Aparece una vocal, es la e, y su final se encuentra con las curvas de la s, la letra que le sigue. Después viene una t, toda sería y erguida que vuelve a aparecer en la sílaba que cierra la palabra, conformada también por dos eres y una o: estertor.
¿Cómo se formarán las palabras en la cabeza? Vaya uno a saber, pero no cabe duda de que, a veces, el lenguaje es un sonsonete, un ronroneo, un estertor, que poco a poco la va invadiendo. Alcanzo a distinguir voces en la calle, un radio con el volumen alto y el golpe seco de un objeto que se estampa contra el suelo, hasta que aparece clara, como un aviso con luces de neón, la palabra.
¿Por qué esa y no otra? No lo sé. Quizá la asocié con alguno de mis pensamientos o simplemente apareció porque sí, porque el lenguaje es caprichoso y se derrama por todos los pliegues de nuestro cerebro como le venga en gana.
Me gusta cómo suena. Si tuviera sabor sería dulce, y gelatinosa si hablamos de textura. Me agrada cómo transita por la boca, como la atraviesa con sus consonantes a modo de carrocería y las vocales como adornos sencillos.

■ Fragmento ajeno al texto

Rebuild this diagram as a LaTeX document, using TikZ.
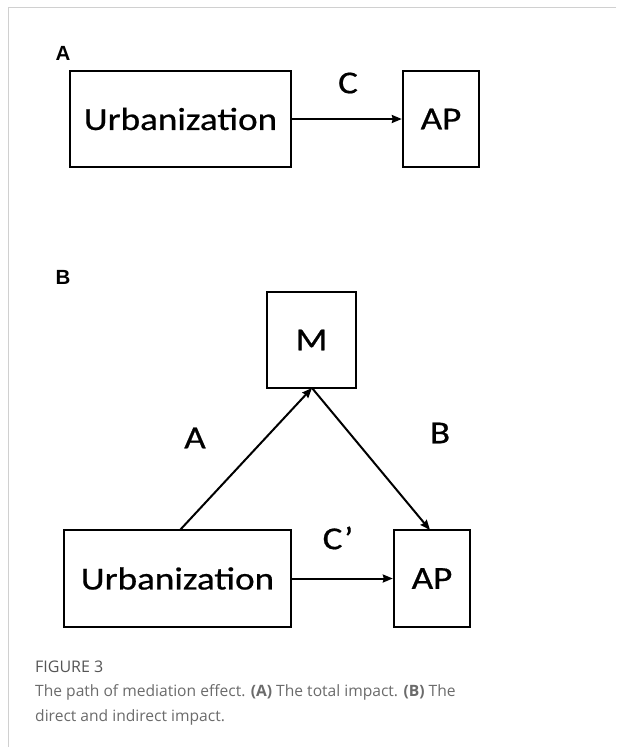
\documentclass[tikz,border=0pt]{standalone}
\usepackage{fontspec}
\usepackage{graphicx}
\setmainfont{Carlito}
\newfontfamily\heavy{Carlito}[FakeBold=0.6]
\newfontfamily\capfont{Open Sans}
\newfontfamily\lblfont{Liberation Sans}
\usetikzlibrary{arrows.meta}
\definecolor{frame}{HTML}{D0D0D0}
\definecolor{captxt}{HTML}{6B6B6B}
\definecolor{capfig}{HTML}{555555}
\newcommand{\widetxt}[1]{\scalebox{1.16}[1]{#1}}
\begin{document}
\begin{tikzpicture}[x=1pt,y=-1pt,
  box/.style={draw=black,line width=2.4pt,inner sep=0pt},
  conn/.style={line width=2pt,-{Stealth[length=10pt,width=8pt,inset=1pt]}},
  lbl/.style={font=\heavy\fontsize{32}{33}\selectfont,inner sep=0pt},
  panel/.style={font=\lblfont\bfseries\fontsize{20.5}{21}\selectfont,inner sep=0pt},
  captext/.style={font=\capfont\fontsize{15.6}{25}\selectfont,text=captxt,anchor=north west,inner sep=0pt,align=left}]
\useasboundingbox (0,0) rectangle (616,747);
\fill[white] (0,0) rectangle (616,747);
\draw[frame,line width=1pt] (616,7) -- (8.5,7) -- (8.5,747);
% Panel A
\node[panel] (pA) at (63,53) {A};
\node[box,minimum width=221pt,minimum height=96pt] (u1) at (180.5,119) {};
\node[lbl] (u1t) at (u1.center) {\widetxt{Urbanization}};
\node[box,minimum width=76pt,minimum height=96pt] (ap1) at (441,119) {};
\node[lbl] (ap1t) at (ap1.center) {\widetxt{AP}};
\draw[conn] (u1.east) -- (ap1.west);
\node[lbl] (c1) at (348,83) {\widetxt{C}};
% Panel B
\node[panel] (pB) at (63,277) {B};
\node[box,minimum width=89pt,minimum height=96pt] (m) at (311.5,340) {};
\node[lbl] (mt) at (m.center) {\widetxt{M}};
\node[box,minimum width=227pt,minimum height=97pt] (u2) at (177.5,578.5) {};
\node[lbl] (u2t) at (u2.center) {\widetxt{Urbanization}};
\node[box,minimum width=76pt,minimum height=97pt] (ap2) at (432,578.5) {};
\node[lbl] (ap2t) at (ap2.center) {\widetxt{AP}};
\coordinate (a0) at (180,530);
\coordinate (mb) at (312,388);
\coordinate (apt) at (430,530);
\draw[conn] (a0) -- (mb);
\draw[conn] (mb) -- (apt);
\draw[conn] (u2.east) -- (ap2.west);
\node[lbl] (la) at (195,438) {\widetxt{A}};
\node[lbl] (lb) at (440,433) {\widetxt{B}};
\node[lbl] (lc) at (338,538) {\widetxt{C’}};
% Caption
\node[font=\capfont\fontsize{16}{17}\selectfont,text=capfig,anchor=west,inner sep=0pt] (fig) at (35,667) {FIGURE 3};
\node[captext] (captxt) at (35,684) {The path of mediation effect. \textbf{(A)} The total impact. \textbf{(B)} The\\direct and indirect impact.};
\end{tikzpicture}
\end{document}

La saboreo varias veces, la pronunció poniéndole el acento en diferentes sílabas, hasta que la dejo ir o me abandona; más bien lo último, pues las palabras nos habitan y se despojan de nosotros a su libre antojo, mientras nosotros vamos por ahí, pensando que somos los amos y señores del lenguaje.
Los eruditos de la RAE, que imagino como ancianos de barbas pobladas que llevan túnicas largas de color rojo y blanco, definen estertor como:
“Respiración anhelosa, generalmente ronca o silbante, propia
de la agonía y del coma”.
El lenguaje como enfermedad crónica.